The first goal of this project is characterization of microplastic bioaccumulation and resulting tissue changes in fish across different polymer material, shape, and size combinations. This knowledge is important for determining which plastics are most harmful to the environment. Current methods for determining MP polymer identity are inefficient and time consuming.
The second goal of this study is to decrease the time and data required to identify plastics using the difference in intrinsic properties between materials. This study will not only provide information regarding the effect of MPs on fish health, but also provide preliminary information on how MPs affect humans.
Current studies of MP bioaccumulation in marine life decouple MP characterization and counting from chemical variations in tissues caused by MP exposure. The primary goal of this project is to use quantum cascade laser (QCL) based discrete frequency infrared imaging (DFIR) to characterize not only the location of MP bioaccumulation in zebrafish (Danio rerio), but also the resulting tissue changes in the same sample without the use of histochemical staining.

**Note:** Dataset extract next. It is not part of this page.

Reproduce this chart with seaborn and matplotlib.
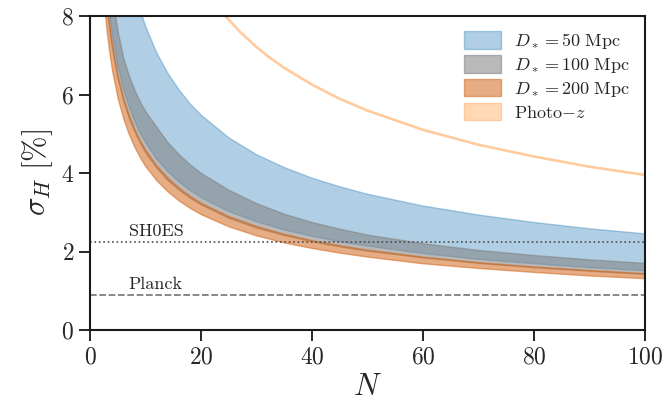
import numpy as np
import pandas as pd
import matplotlib
matplotlib.use("Agg")
import matplotlib.pyplot as plt
from matplotlib.patches import Patch
import seaborn as sns

# -----------------------------------------------------------------------------
# Data
# -----------------------------------------------------------------------------
n_sn = [2, 2.5, 3, 3.5, 4, 5, 6, 7, 8, 9, 10, 12, 14, 16, 18, 20, 25, 30, 35,
        40, 45, 50, 60, 70, 80, 90, 100]

d50_hi = [17.32, 15.50, 14.14, 13.10, 12.25, 10.96, 10.00, 9.26, 8.66, 8.17,
          7.75, 7.07, 6.55, 6.13, 5.77, 5.48, 4.90, 4.47, 4.14, 3.87, 3.65,
          3.46, 3.16, 2.93, 2.74, 2.58, 2.45]
d50_lo = [10.68, 9.55, 8.72, 8.07, 7.55, 6.75, 6.16, 5.71, 5.34, 5.03, 4.78,
          4.36, 4.04, 3.78, 3.56, 3.38, 3.02, 2.76, 2.55, 2.39, 2.25, 2.14,
          1.95, 1.80, 1.69, 1.59, 1.51]

d100_hi = [12.02, 10.75, 9.81, 9.09, 8.50, 7.60, 6.94, 6.48, 6.12, 5.82, 5.57,
           5.17, 4.78, 4.48, 4.22, 4.00, 3.57, 3.23, 2.96, 2.75, 2.58, 2.43,
           2.21, 2.04, 1.91, 1.80, 1.71]
d100_lo = [10.11, 9.04, 8.26, 7.64, 7.15, 6.40, 5.84, 5.40, 5.06, 4.77, 4.52,
           4.13, 3.82, 3.58, 3.37, 3.20, 2.86, 2.61, 2.42, 2.26, 2.13, 2.02,
           1.85, 1.71, 1.60, 1.51, 1.43]

d200_hi = [10.25, 9.17, 8.37, 7.75, 7.25, 6.48, 5.92, 5.48, 5.13, 4.83, 4.59,
           4.19, 3.88, 3.63, 3.42, 3.24, 2.90, 2.65, 2.45, 2.29, 2.16, 2.05,
           1.87, 1.73, 1.62, 1.53, 1.45]
d200_lo = [9.33, 8.35, 7.62, 7.06, 6.60, 5.90, 5.39, 4.99, 4.67, 4.40, 4.17,
           3.81, 3.53, 3.30, 3.11, 2.95, 2.64, 2.41, 2.23, 2.09, 1.97, 1.87,
           1.70, 1.58, 1.48, 1.39, 1.32]

n_photo = [18, 20, 22, 24, 27, 30, 32, 35, 40, 45, 50, 60, 70, 80, 90, 100]
photo_z = [9.31, 8.83, 8.42, 8.06, 7.60, 7.21, 6.98, 6.68, 6.25, 5.89, 5.59,
           5.10, 4.72, 4.42, 4.16, 3.95]

sh0es = 2.25
planck = 0.9

# -----------------------------------------------------------------------------
# Style
# -----------------------------------------------------------------------------
sns.set_theme(style="ticks")
plt.rcParams["font.family"] = ["cmr10", "DejaVu Serif"]
plt.rcParams["mathtext.fontset"] = "cm"
plt.rcParams["axes.unicode_minus"] = False
plt.rcParams["axes.formatter.use_mathtext"] = True

fig, ax = plt.subplots(figsize=(6.65, 4.17), dpi=100)
fig.subplots_adjust(left=0.1353, right=0.970, bottom=0.2086, top=0.9616)

# -----------------------------------------------------------------------------
# Plot
# -----------------------------------------------------------------------------
bands = [
    (d50_lo, d50_hi, "tab:blue", 0.35, r"$D_* = 50\ \mathrm{Mpc}$"),
    (d100_lo, d100_hi, "gray", 0.55, r"$D_* = 100\ \mathrm{Mpc}$"),
    (d200_lo, d200_hi, "chocolate", 0.55, r"$D_* = 200\ \mathrm{Mpc}$"),
]
handles = []
for lo, hi, col, a, lab in bands:
    h = ax.fill_between(n_sn, lo, hi, color=col, alpha=a, lw=1, label=lab)
    handles.append(h)

df_photo = pd.DataFrame({"N": n_photo, "sigma": photo_z})
sns.lineplot(data=df_photo, x="N", y="sigma", ax=ax, color="tab:orange",
             alpha=0.4, lw=1.9, errorbar=None)
handles.append(Patch(facecolor="tab:orange", edgecolor="tab:orange",
                     alpha=0.3, label=r"Photo$-z$"))

ax.axhline(sh0es, color="0.3", ls=":", lw=1.2)
ax.axhline(planck, color="0.45", ls=(0, (4, 1.6)), lw=1.2)
ax.text(7, sh0es + 0.08, "SH0ES", fontsize=13, va="bottom")
ax.text(7, planck + 0.08, "Planck", fontsize=13, va="bottom")

ax.set_xlim(0, 100)
ax.set_ylim(0, 8)
ax.set_xticks([0, 20, 40, 60, 80, 100])
ax.set_yticks([0, 2, 4, 6, 8])
ax.set_xlabel(r"$N$", fontsize=22)
ax.set_ylabel(r"$\sigma_H\ [\%]$", fontsize=22)
ax.tick_params(labelsize=17, length=8, width=1.4, direction="out")
for s in ax.spines.values():
    s.set_linewidth(1.5)
    s.set_color("0.1")

ax.legend(handles=handles, loc="upper right", frameon=False, fontsize=13,
          handlelength=2.05, handleheight=1.1, handletextpad=0.7,
          labelspacing=0.22, borderaxespad=0.45)

plt.savefig("out.png", dpi=100)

QCL based DFIR allows for time-efficient, data-rich, stainless biomedical imaging but has largely been limited to proof of concept using human tissue. QCL based DFIR is more time-efficient than standard Fourier transform infrared microscopy as it allows only IR bands of interest to be acquired. A library of control zebrafish tissue (including spleen, heart, gills, kidney, intestine, liver, muscle, and brain) will be imaged with DFIR and correlated with adjacent H&E-stained sections in order to develop an artificial intelligence (AI) pipeline to determine the types of cells and their variation into a first of its hind comprehensive zebrafish tissue chemical imaging (CI) database.
The effects of polyethylene terephthalate (PET) and polytetrafluoroethylene (PTFE) MPs with different geometries (sphere and fibers), average sizes (2 and 10 µm), doses (0.5 and 10 mg/L), and exposure times (3 and 14 days) on zebrafish tissue will be studied relative to the control tissue library. A secondary product of this project will be a time and data efficient AI pipeline for DFIR based MP composition analysis that is applicable to non-biologically associated samples.
The overarching goal of this work is to not only study MP bioaccumulation in a model species, but also to lay the groundwork for expansion of QCL based DFIR imaging to MP characterization and further zebrafish studies across biomedical sciences.
This award reflects NSF's statutory mission and has been deemed worthy of support through evaluation using the Foundation's intellectual merit and broader impacts review criteria.